In that spirit, below please find a coherent definition of what a brand is and what it means to be branding:

While the origins of the term brand may have most recently evolved from practices such as cattle branding whereby livestock were marked with hot branding irons in order to label them as belonging to one rancher versus another, branding in a marketing context is an intricate practice with roots in marketing strategy.

The goal of marketing strategy is to identify a target audience for whom the marketer must develop a positioning strategy that differentiates a product or service offering by focusing on a value proposition and competitive advantage that are not only different but also superior to competing offers.
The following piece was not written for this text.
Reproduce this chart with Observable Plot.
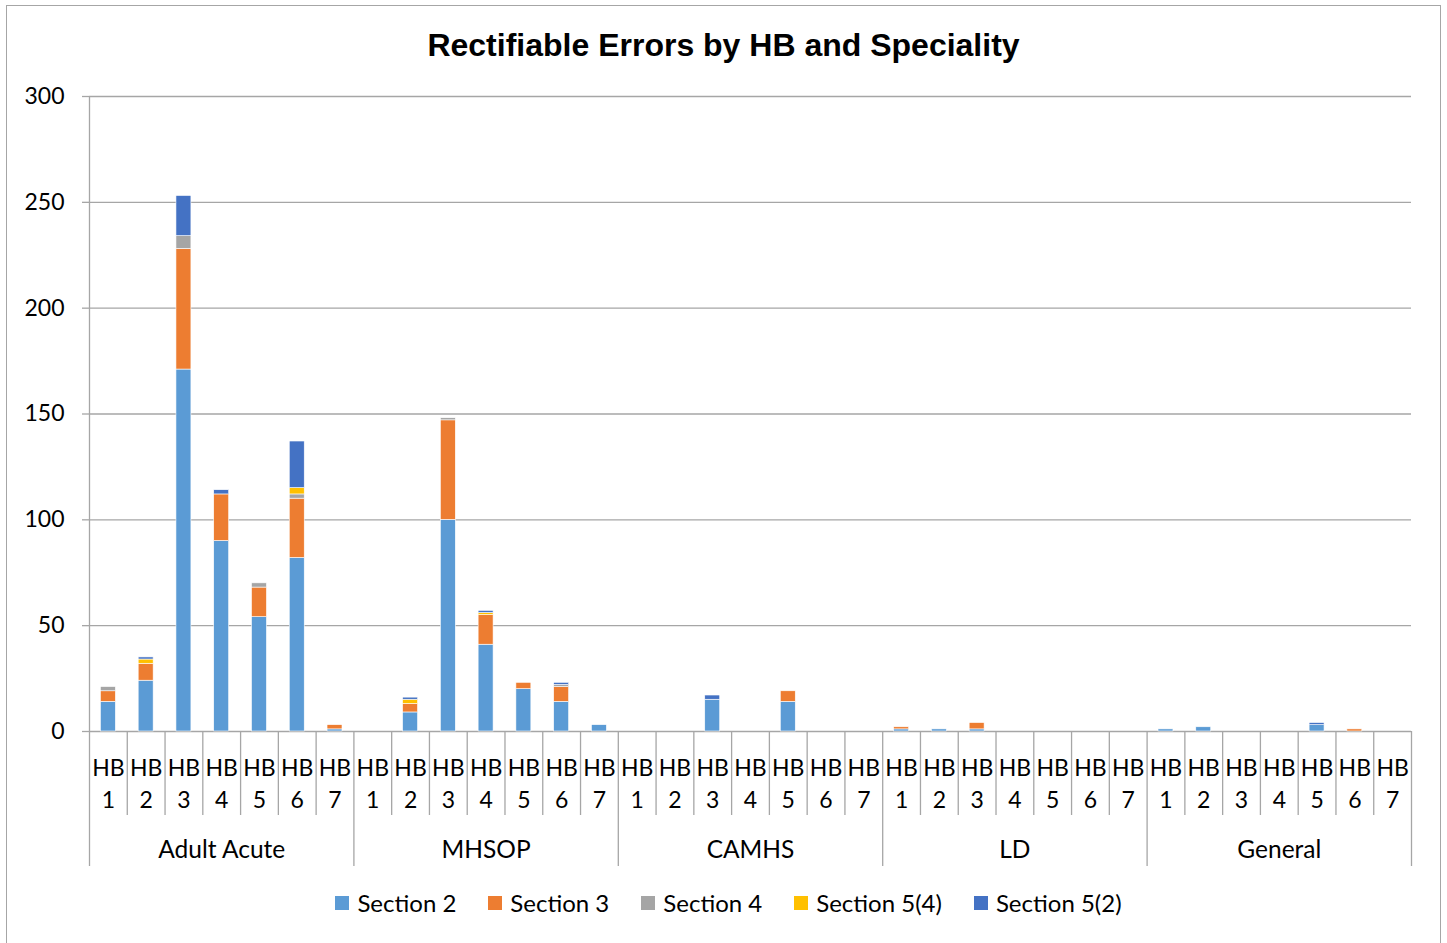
<!DOCTYPE html>
<html>
<head>
<meta charset="utf-8">
<script src="https://cdn.jsdelivr.net/npm/d3@7"></script>
<script src="https://cdn.jsdelivr.net/npm/@observablehq/plot@0.6"></script>
<style>
  html, body { margin: 0; padding: 0; background: #fff; }
  #wrap { position: relative; width: 1447px; height: 943px; overflow: hidden; font-family: Lato, "Open Sans", sans-serif; }
  #border { position: absolute; left: 6px; top: 5px; width: 1435px; height: 945px; border: 1.5px solid #a6a6a6; box-sizing: border-box; }
  #title { position: absolute; left: 0; top: 27px; width: 1447px; text-align: center; font: bold 32px "Liberation Sans", Arial, sans-serif; line-height: 36px; color: #000; }
  #chart { position: absolute; left: 0; top: 60px; }
  #legend { position: absolute; left: 0; top: 888px; width: 1447px; display: flex; justify-content: center; gap: 32px; font-size: 24px; color: #000; padding-left: 10px; box-sizing: border-box; }
  #legend .item { display: flex; align-items: center; gap: 8px; }
  #legend .sw { width: 14px; height: 14px; display: inline-block; }
</style>
</head>
<body>
<div id="wrap">
  <div id="border"></div>
  <div id="title">Rectifiable Errors by HB and Speciality</div>
  <div id="chart"></div>
  <div id="legend"></div>
</div>
<script>
// ---- Data ----
const groups = ["Adult Acute", "MHSOP", "CAMHS", "LD", "General"];
const hbNumbers = ["1", "2", "3", "4", "5", "6", "7"];
const seriesNames = ["Section 2", "Section 3", "Section 4", "Section 5(4)", "Section 5(2)"];
const yTicks = [0, 50, 100, 150, 200, 250, 300];

// values per series, ordered Adult Acute HB1..HB7, MHSOP HB1..HB7, CAMHS, LD, General
const section2 = [
  14, 24, 171, 90, 54, 82, 1,
  0, 9, 100, 41, 20, 14, 3,
  0, 0, 15, 0, 14, 0, 0,
  1, 1, 1, 0, 0, 0, 0,
  1, 2, 0, 0, 3, 0, 0
];
const section3 = [
  5, 8, 57, 22, 14, 28, 2,
  0, 4, 47, 14, 3, 7, 0,
  0, 0, 0, 0, 5, 0, 0,
  1, 0, 3, 0, 0, 0, 0,
  0, 0, 0, 0, 0, 1, 0
];
const section4 = [
  2, 0, 6, 0, 2, 2, 0,
  0, 0, 1, 0, 0, 1, 0,
  0, 0, 0, 0, 0, 0, 0,
  0, 0, 0, 0, 0, 0, 0,
  0, 0, 0, 0, 0, 0, 0
];
const section54 = [
  0, 2, 0, 0, 0, 3, 0,
  0, 2, 0, 1, 0, 0, 0,
  0, 0, 0, 0, 0, 0, 0,
  0, 0, 0, 0, 0, 0, 0,
  0, 0, 0, 0, 0, 0, 0
];
const section52 = [
  0, 1, 19, 2, 0, 22, 0,
  0, 1, 0, 1, 0, 1, 0,
  0, 0, 2, 0, 0, 0, 0,
  0, 0, 0, 0, 0, 0, 0,
  0, 0, 0, 0, 1, 0, 0
];

// ---- Styles ----
const colors = ["#5B9BD5", "#ED7D31", "#A5A5A5", "#FFC000", "#4472C4"];
const gridColor = "#a6a6a6";

// ---- Build table ----
const seriesValues = [section2, section3, section4, section54, section52];
const categories = [];
groups.forEach((g, gi) => hbNumbers.forEach((n, hi) => categories.push({group: g, hb: n, pos: gi * hbNumbers.length + hi})));
const rows = [];
seriesNames.forEach((s, si) => {
  categories.forEach((c, ci) => {
    const v = seriesValues[si][ci];
    if (v > 0) rows.push({series: s, group: c.group, hb: c.hb, pos: c.pos, value: v});
  });
});
const nCat = categories.length;
const groupEdges = d3.range(0, nCat + 1, hbNumbers.length);
const innerEdges = d3.range(0, nCat + 1).filter(i => i % hbNumbers.length !== 0);

const chart = Plot.plot({
  width: 1447,
  height: 820,
  marginLeft: 89,
  marginRight: 36,
  marginTop: 36,
  marginBottom: 149,
  style: {fontFamily: "Lato, 'Open Sans', sans-serif", fontSize: "22px", color: "#000", background: "transparent"},
  x: {type: "linear", domain: [0, nCat]},
  y: {domain: [0, 300]},
  color: {domain: seriesNames, range: colors},
  marks: [
    Plot.ruleY(yTicks, {stroke: gridColor, strokeWidth: 1.3}),
    Plot.ruleX([0], {stroke: gridColor, strokeWidth: 1.3}),
    Plot.axisY({ticks: yTicks, tickSize: 7, tickPadding: 18, stroke: gridColor, strokeWidth: 1.3, fill: "#000", fontSize: 23, label: null}),
    Plot.axisX({ticks: innerEdges, tickSize: 84, tickFormat: () => "", stroke: gridColor, strokeWidth: 1.3, label: null}),
    Plot.axisX({ticks: groupEdges, tickSize: 135, tickFormat: () => "", stroke: gridColor, strokeWidth: 1.3, label: null}),
    Plot.rectY(rows, {
      x1: "pos", x2: d => d.pos + 1, y: "value", fill: "series",
      insetLeft: 11.4, insetRight: 11.4, stroke: "#fff", strokeWidth: 0.6
    }),
    Plot.text(categories, {
      x: d => d.pos + 0.5, text: d => "HB\n" + d.hb,
      frameAnchor: "bottom", lineAnchor: "top", dy: 21, lineHeight: 1.42, fontSize: 23, fill: "#000"
    }),
    Plot.text(groups, {
      x: (d, i) => i * hbNumbers.length + hbNumbers.length / 2, text: d => d,
      frameAnchor: "bottom", lineAnchor: "top", dy: 109, fontSize: 24.5, fill: "#000"
    })
  ]
});
document.getElementById("chart").appendChild(chart);

// ---- Legend ----
const legend = document.getElementById("legend");
seriesNames.forEach((s, i) => {
  const item = document.createElement("div");
  item.className = "item";
  const sw = document.createElement("span");
  sw.className = "sw";
  sw.style.background = colors[i];
  const lab = document.createElement("span");
  lab.textContent = s;
  item.appendChild(sw);
  item.appendChild(lab);
  legend.appendChild(item);
});
</script>
</body>
</html>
In so defining a coherent positioning strategy, the marketer’s positioning statement emerges to represent what is commonly referred to as a brand promise: If you choose me, this is what you get.

A brand promise, however, does not make a brand because a brand — from a marketing perspective — is that which results from the brand promise being fulfilled such that an experience (hopefully a memorable one) emerges from the fulfillment.

Therefore, in the clearest terms that make the most sense using the least number of words:

A brand is a symbolic reputation.

In more explicit terms, a brand is nothing more than a symbolic reputation system that is based on perceived associations that are shaped by experiences.

More specifically, brands (symbolic reputations) are formed when people or firms position themselves as having something unique to offer and come into contact with those who — after having experienced the performance of the offering(s) — symbolically associate their reactions to the experiences afforded by the offering(s) with the brand.

One means of representing the way in which brands emerge is through the aid of the following conceptual model:

Positioning + Performance + Experience + Perception = Symbolic Reputation = Brand

Over time, as more individuals come into contact with the brand and form similar opinions, they help to reinforce the symbolic reputation through conversations and other means. If — over time — more individuals come into contact with the brand and form differing opinions based on their experiences (relative to the original brand promise), the symbolic reputation may degrade, resulting in the brand undergoing a moment of crisis.

Therefore, based on the above understanding of brand:

Branding is the development of symbolic reputation.

This is why a logo is not a brand and a logo refresh is not rebranding. However, it is important to note that elements like a logo are of critical importance as shorthand identification markers of symbolic reputation. In other words, a logo helps to visually identify with and — to a large extent — symbolize the abstract notion of reputation:

You want more of what you liked yesterday? look for the symbol that represents those good feelings today.

Ultimately, signposts of experience such as logos definitely assist in the overall branding effort but are not branding in and of themselves.